X-RateLimit-Limit : The maximum number of requests that the client is permitted to in giving time-window.
X-RateLimit-Remaining: The number of requests remaining in the current rate limit window.
X-RateLimit-Reset:The time at which the current rate limit window resets in UTC epoch seconds.
Building up a Strategy
While firewall and load balancer, can stop flooding a system with unnecessary request or attacks, and API level rate limiting gives control over computational resources, therefore both of the solutions should be used. There are cases, however where you might have multiple APIs which you would like to limit, a solution to that might be simply introducing an API gateway, which handles API throttling in an abstract level, and redirecting all requests.

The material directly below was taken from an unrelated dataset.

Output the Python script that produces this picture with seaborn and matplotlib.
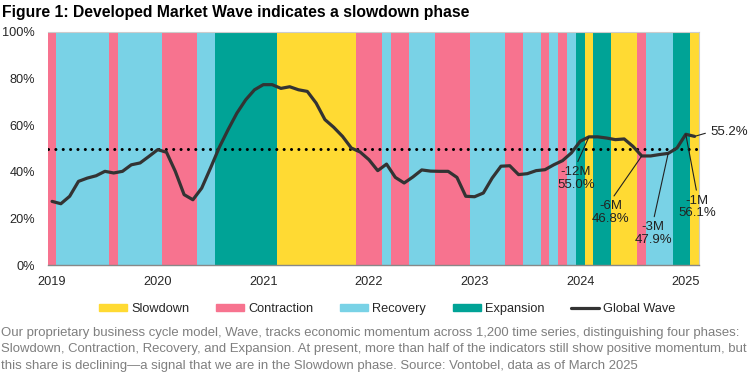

Strategy, to combine both will also define the guideline that is needed for the using the API. The rules might be that:
A single IP address is allow 1.000 requests per second, after that all request within that seconds will be dropped.
Requests without client credentials can make maximum 2.000 daily. Here the important point is that, the quota(2000 request), is shared between different clients under the same IP.
Requests with identified client credentials can make maximum 50.000 requests per day.
The numbers in this example will of course vary based on your use case, as well as it might be a dynamic quota based on the client.